What is asked: Transcribe all of the material below word for word and leave out its pictures.

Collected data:
◆ ◆ ◆

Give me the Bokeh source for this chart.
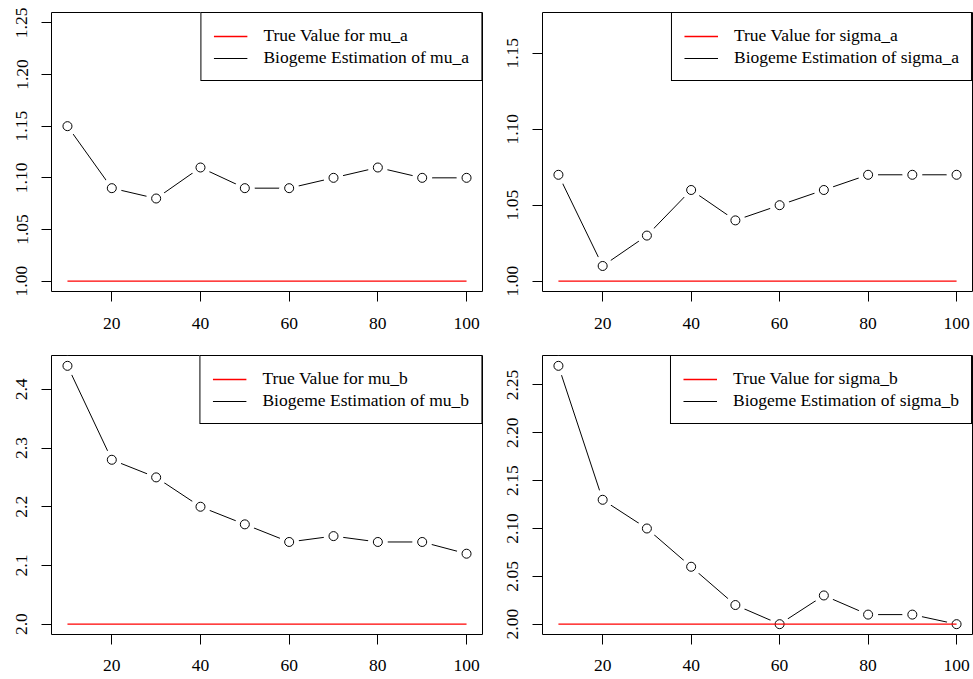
from bokeh.plotting import figure
from bokeh.layouts import column, row
from bokeh.models import Range1d, FixedTicker, Legend, LegendItem
from bokeh.embed import file_html
from bokeh.resources import INLINE

# ---- data ----
sample_sizes = [10, 20, 30, 40, 50, 60, 70, 80, 90, 100]
x_ticks = [20, 40, 60, 80, 100]

mu_a_est = [1.15, 1.09, 1.08, 1.11, 1.09, 1.09, 1.10, 1.11, 1.10, 1.10]
sigma_a_est = [1.07, 1.01, 1.03, 1.06, 1.04, 1.05, 1.06, 1.07, 1.07, 1.07]
mu_b_est = [2.44, 2.28, 2.25, 2.20, 2.17, 2.14, 2.15, 2.14, 2.14, 2.12]
sigma_b_est = [2.27, 2.13, 2.10, 2.06, 2.02, 2.00, 2.03, 2.01, 2.01, 2.00]

true_mu_a = 1.0
true_sigma_a = 1.0
true_mu_b = 2.0
true_sigma_b = 2.0

ylim_mu_a = (1.00, 1.25)
ylim_sigma_a = (1.00, 1.17)
ylim_mu_b = (2.00, 2.44)
ylim_sigma_b = (2.00, 2.27)

yticks_mu_a = [1.00, 1.05, 1.10, 1.15, 1.20, 1.25]
ylabels_mu_a = ["1.00", "1.05", "1.10", "1.15", "1.20", "1.25"]
yticks_sigma_a = [1.00, 1.05, 1.10, 1.15]
ylabels_sigma_a = ["1.00", "1.05", "1.10", "1.15"]
yticks_mu_b = [2.0, 2.1, 2.2, 2.3, 2.4]
ylabels_mu_b = ["2.0", "2.1", "2.2", "2.3", "2.4"]
yticks_sigma_b = [2.00, 2.05, 2.10, 2.15, 2.20, 2.25]
ylabels_sigma_b = ["2.00", "2.05", "2.10", "2.15", "2.20", "2.25"]

FONT = "Liberation Serif"
FS = "17.5px"


def r_range(lo, hi):
    ext = (hi - lo) * 0.04
    return Range1d(lo - ext, hi + ext)


def make_panel(name, est, true_val, ylim, yticks, ylabels,
               width, height, bl, br, bt, bb, x_standoff):
    p = figure(width=width, height=height, output_backend="svg",
               toolbar_location=None,
               min_border_left=bl, min_border_right=br,
               min_border_top=bt, min_border_bottom=bb,
               x_range=r_range(min(sample_sizes), max(sample_sizes)),
               y_range=r_range(*ylim))
    p.background_fill_color = "white"
    p.border_fill_color = "white"
    p.outline_line_color = "black"
    p.outline_line_alpha = 1.0
    p.outline_line_width = 1
    p.xgrid.grid_line_color = None
    p.ygrid.grid_line_color = None

    for ax in (p.xaxis[0], p.yaxis[0]):
        ax.axis_line_color = None
        ax.major_tick_in = 0
        ax.major_tick_out = 10
        ax.major_tick_line_color = "black"
        ax.minor_tick_line_color = None
        ax.major_label_text_font = FONT
        ax.major_label_text_font_size = FS
        ax.major_label_text_color = "black"

    p.xaxis[0].ticker = FixedTicker(ticks=x_ticks)
    p.xaxis[0].major_label_standoff = x_standoff
    p.yaxis[0].ticker = FixedTicker(ticks=yticks)
    p.yaxis[0].major_label_overrides = {t: l for t, l in zip(yticks, ylabels)}
    p.yaxis[0].major_label_orientation = "vertical"
    p.yaxis[0].major_label_standoff = 14

    est_line = p.line(sample_sizes, est, line_color="black", line_width=1)
    p.scatter(sample_sizes, est, marker="circle", size=20,
              fill_color="white", line_color=None)
    p.scatter(sample_sizes, est, marker="circle", size=9,
              fill_color="white", line_color="black", line_width=1)
    true_line = p.line([min(sample_sizes), max(sample_sizes)],
                       [true_val, true_val], line_color="#FF0000",
                       line_width=1.3)

    legend = Legend(items=[
        LegendItem(label="True Value for " + name, renderers=[true_line]),
        LegendItem(label="Biogeme Estimation of " + name,
                   renderers=[est_line]),
    ], location="top_right")
    legend.margin = 0
    legend.padding = 12
    legend.spacing = 1
    legend.label_height = 20
    legend.glyph_height = 20
    legend.glyph_width = 34
    legend.label_standoff = 16
    legend.label_text_font = FONT
    legend.label_text_font_size = FS
    legend.label_text_color = "black"
    legend.border_line_color = "black"
    legend.border_line_alpha = 1.0
    legend.border_line_width = 1
    legend.background_fill_color = "white"
    legend.background_fill_alpha = 1.0
    p.add_layout(legend, "center")
    return p


# page has no body margin: figures placed edge to edge in the 973x679 window
p1 = make_panel("mu_a", mu_a_est, true_mu_a, ylim_mu_a, yticks_mu_a,
                ylabels_mu_a, 483, 340, 51, 1, 12, 49, 16)
p2 = make_panel("sigma_a", sigma_a_est, true_sigma_a, ylim_sigma_a,
                yticks_sigma_a, ylabels_sigma_a, 490, 340, 59, 1, 12, 49, 16)
p3 = make_panel("mu_b", mu_b_est, true_mu_b, ylim_mu_b, yticks_mu_b,
                ylabels_mu_b, 483, 339, 51, 1, 15, 45, 15)
p4 = make_panel("sigma_b", sigma_b_est, true_sigma_b, ylim_sigma_b,
                yticks_sigma_b, ylabels_sigma_b, 490, 339, 59, 1, 15, 45, 15)

layout = column(row(p1, p2), row(p3, p4))

open("out.html", "w").write(file_html(layout, INLINE))
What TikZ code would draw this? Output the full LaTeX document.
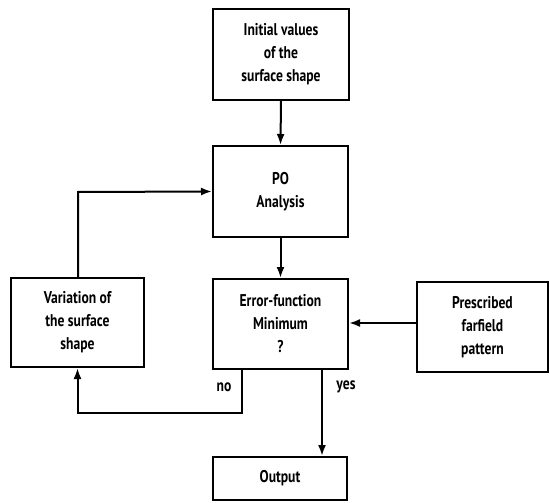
\documentclass[tikz,border=0pt]{standalone}
\usepackage{fontspec}
\setmainfont{PT Sans}[FakeStretch=0.8]
\usetikzlibrary{arrows.meta}
\begin{document}
\begin{tikzpicture}[x=1pt,y=-1pt,
  box/.style={draw, line width=2pt, inner sep=0pt, align=center, font=\fontsize{17}{23}\selectfont\bfseries},
  conn/.style={line width=2pt, -{Latex[length=11pt,width=8pt]}},
  lbl/.style={font=\fontsize{17}{20}\selectfont\bfseries}]
\useasboundingbox (0,0) rectangle (550,503);
\node[box, minimum width=136pt, minimum height=91pt] (init) at (281,54.5) {Initial values\\of the\\surface shape};
\node[box, minimum width=135pt, minimum height=91pt] (po) at (280.5,191.5) {PO\\Analysis};
\node[box, minimum width=133pt, minimum height=89pt] (var) at (77.5,322.5) {Variation of\\the surface\\shape};
\node[box, minimum width=135pt, minimum height=90pt] (err) at (280.5,324) {Error-function\\Minimum\\?};
\node[box, minimum width=131pt, minimum height=90pt] (pres) at (482.5,327) {Prescribed\\farfield\\pattern};
\node[box, minimum width=134pt, minimum height=43pt] (out) at (280,478.5) {Output};
\coordinate (noc) at (242,413);
\coordinate (fbc) at (78,192);
\draw[conn] (init.south) -- (po.north);
\draw[conn] (po.south) -- (err.north);
\draw[conn] (err.south -| noc) -- (noc) -- (noc -| var.south) -- (var.south);
\draw[conn] (var.north -| fbc) -- (fbc) -- (po.west);
\draw[conn] (pres.west |- 0,323) -- (err.east |- 0,323);
\draw[conn] (err.south -| 322,0) -- (out.north -| 322,0);
\node[lbl] (no) at (224,387) {no};
\node[lbl] (yes) at (346,387) {yes};
\end{tikzpicture}
\end{document}
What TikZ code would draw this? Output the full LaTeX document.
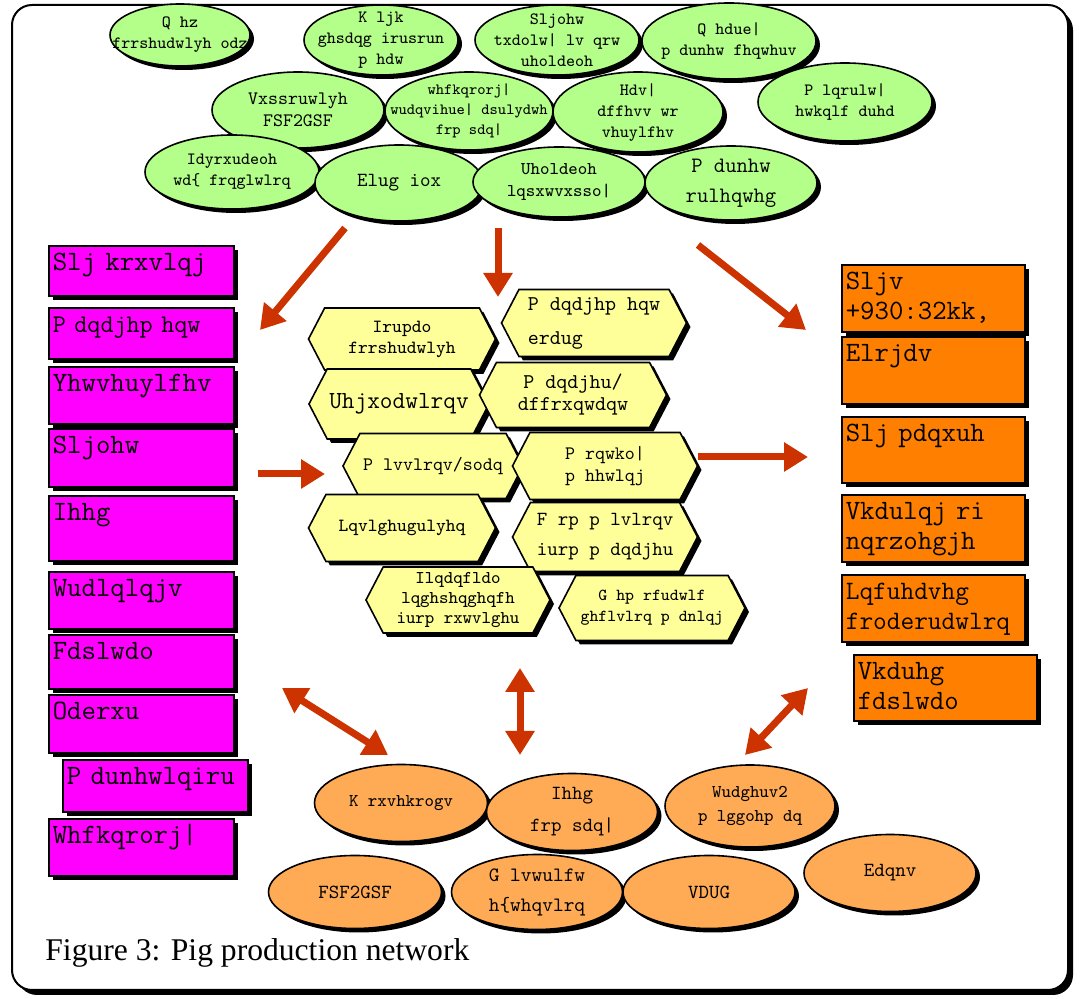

◆ ◆ ◆

Solution to this exercise:
Give me the Bokeh source for this chart.
from bokeh.plotting import figure
from bokeh.layouts import column, row
from bokeh.models import Range1d, FixedTicker, Legend, LegendItem
from bokeh.embed import file_html
from bokeh.resources import INLINE

# ---- data ----
sample_sizes = [10, 20, 30, 40, 50, 60, 70, 80, 90, 100]
x_ticks = [20, 40, 60, 80, 100]

mu_a_est = [1.15, 1.09, 1.08, 1.11, 1.09, 1.09, 1.10, 1.11, 1.10, 1.10]
sigma_a_est = [1.07, 1.01, 1.03, 1.06, 1.04, 1.05, 1.06, 1.07, 1.07, 1.07]
mu_b_est = [2.44, 2.28, 2.25, 2.20, 2.17, 2.14, 2.15, 2.14, 2.14, 2.12]
sigma_b_est = [2.27, 2.13, 2.10, 2.06, 2.02, 2.00, 2.03, 2.01, 2.01, 2.00]

true_mu_a = 1.0
true_sigma_a = 1.0
true_mu_b = 2.0
true_sigma_b = 2.0

ylim_mu_a = (1.00, 1.25)
ylim_sigma_a = (1.00, 1.17)
ylim_mu_b = (2.00, 2.44)
ylim_sigma_b = (2.00, 2.27)

yticks_mu_a = [1.00, 1.05, 1.10, 1.15, 1.20, 1.25]
ylabels_mu_a = ["1.00", "1.05", "1.10", "1.15", "1.20", "1.25"]
yticks_sigma_a = [1.00, 1.05, 1.10, 1.15]
ylabels_sigma_a = ["1.00", "1.05", "1.10", "1.15"]
yticks_mu_b = [2.0, 2.1, 2.2, 2.3, 2.4]
ylabels_mu_b = ["2.0", "2.1", "2.2", "2.3", "2.4"]
yticks_sigma_b = [2.00, 2.05, 2.10, 2.15, 2.20, 2.25]
ylabels_sigma_b = ["2.00", "2.05", "2.10", "2.15", "2.20", "2.25"]

FONT = "Liberation Serif"
FS = "17.5px"


def r_range(lo, hi):
    ext = (hi - lo) * 0.04
    return Range1d(lo - ext, hi + ext)


def make_panel(name, est, true_val, ylim, yticks, ylabels,
               width, height, bl, br, bt, bb, x_standoff):
    p = figure(width=width, height=height, output_backend="svg",
               toolbar_location=None,
               min_border_left=bl, min_border_right=br,
               min_border_top=bt, min_border_bottom=bb,
               x_range=r_range(min(sample_sizes), max(sample_sizes)),
               y_range=r_range(*ylim))
    p.background_fill_color = "white"
    p.border_fill_color = "white"
    p.outline_line_color = "black"
    p.outline_line_alpha = 1.0
    p.outline_line_width = 1
    p.xgrid.grid_line_color = None
    p.ygrid.grid_line_color = None

    for ax in (p.xaxis[0], p.yaxis[0]):
        ax.axis_line_color = None
        ax.major_tick_in = 0
        ax.major_tick_out = 10
        ax.major_tick_line_color = "black"
        ax.minor_tick_line_color = None
        ax.major_label_text_font = FONT
        ax.major_label_text_font_size = FS
        ax.major_label_text_color = "black"

    p.xaxis[0].ticker = FixedTicker(ticks=x_ticks)
    p.xaxis[0].major_label_standoff = x_standoff
    p.yaxis[0].ticker = FixedTicker(ticks=yticks)
    p.yaxis[0].major_label_overrides = {t: l for t, l in zip(yticks, ylabels)}
    p.yaxis[0].major_label_orientation = "vertical"
    p.yaxis[0].major_label_standoff = 14

    est_line = p.line(sample_sizes, est, line_color="black", line_width=1)
    p.scatter(sample_sizes, est, marker="circle", size=20,
              fill_color="white", line_color=None)
    p.scatter(sample_sizes, est, marker="circle", size=9,
              fill_color="white", line_color="black", line_width=1)
    true_line = p.line([min(sample_sizes), max(sample_sizes)],
                       [true_val, true_val], line_color="#FF0000",
                       line_width=1.3)

    legend = Legend(items=[
        LegendItem(label="True Value for " + name, renderers=[true_line]),
        LegendItem(label="Biogeme Estimation of " + name,
                   renderers=[est_line]),
    ], location="top_right")
    legend.margin = 0
    legend.padding = 12
    legend.spacing = 1
    legend.label_height = 20
    legend.glyph_height = 20
    legend.glyph_width = 34
    legend.label_standoff = 16
    legend.label_text_font = FONT
    legend.label_text_font_size = FS
    legend.label_text_color = "black"
    legend.border_line_color = "black"
    legend.border_line_alpha = 1.0
    legend.border_line_width = 1
    legend.background_fill_color = "white"
    legend.background_fill_alpha = 1.0
    p.add_layout(legend, "center")
    return p


# page has no body margin: figures placed edge to edge in the 973x679 window
p1 = make_panel("mu_a", mu_a_est, true_mu_a, ylim_mu_a, yticks_mu_a,
                ylabels_mu_a, 483, 340, 51, 1, 12, 49, 16)
p2 = make_panel("sigma_a", sigma_a_est, true_sigma_a, ylim_sigma_a,
                yticks_sigma_a, ylabels_sigma_a, 490, 340, 59, 1, 12, 49, 16)
p3 = make_panel("mu_b", mu_b_est, true_mu_b, ylim_mu_b, yticks_mu_b,
                ylabels_mu_b, 483, 339, 51, 1, 15, 45, 15)
p4 = make_panel("sigma_b", sigma_b_est, true_sigma_b, ylim_sigma_b,
                yticks_sigma_b, ylabels_sigma_b, 490, 339, 59, 1, 15, 45, 15)

layout = column(row(p1, p2), row(p3, p4))

open("out.html", "w").write(file_html(layout, INLINE))
What TikZ code would draw this? Output the full LaTeX document.
\documentclass[tikz,border=0pt]{standalone}
\usepackage{fontspec}
\setmainfont{PT Sans}[FakeStretch=0.8]
\usetikzlibrary{arrows.meta}
\begin{document}
\begin{tikzpicture}[x=1pt,y=-1pt,
  box/.style={draw, line width=2pt, inner sep=0pt, align=center, font=\fontsize{17}{23}\selectfont\bfseries},
  conn/.style={line width=2pt, -{Latex[length=11pt,width=8pt]}},
  lbl/.style={font=\fontsize{17}{20}\selectfont\bfseries}]
\useasboundingbox (0,0) rectangle (550,503);
\node[box, minimum width=136pt, minimum height=91pt] (init) at (281,54.5) {Initial values\\of the\\surface shape};
\node[box, minimum width=135pt, minimum height=91pt] (po) at (280.5,191.5) {PO\\Analysis};
\node[box, minimum width=133pt, minimum height=89pt] (var) at (77.5,322.5) {Variation of\\the surface\\shape};
\node[box, minimum width=135pt, minimum height=90pt] (err) at (280.5,324) {Error-function\\Minimum\\?};
\node[box, minimum width=131pt, minimum height=90pt] (pres) at (482.5,327) {Prescribed\\farfield\\pattern};
\node[box, minimum width=134pt, minimum height=43pt] (out) at (280,478.5) {Output};
\coordinate (noc) at (242,413);
\coordinate (fbc) at (78,192);
\draw[conn] (init.south) -- (po.north);
\draw[conn] (po.south) -- (err.north);
\draw[conn] (err.south -| noc) -- (noc) -- (noc -| var.south) -- (var.south);
\draw[conn] (var.north -| fbc) -- (fbc) -- (po.west);
\draw[conn] (pres.west |- 0,323) -- (err.east |- 0,323);
\draw[conn] (err.south -| 322,0) -- (out.north -| 322,0);
\node[lbl] (no) at (224,387) {no};
\node[lbl] (yes) at (346,387) {yes};
\end{tikzpicture}
\end{document}
What TikZ code would draw this? Output the full LaTeX document.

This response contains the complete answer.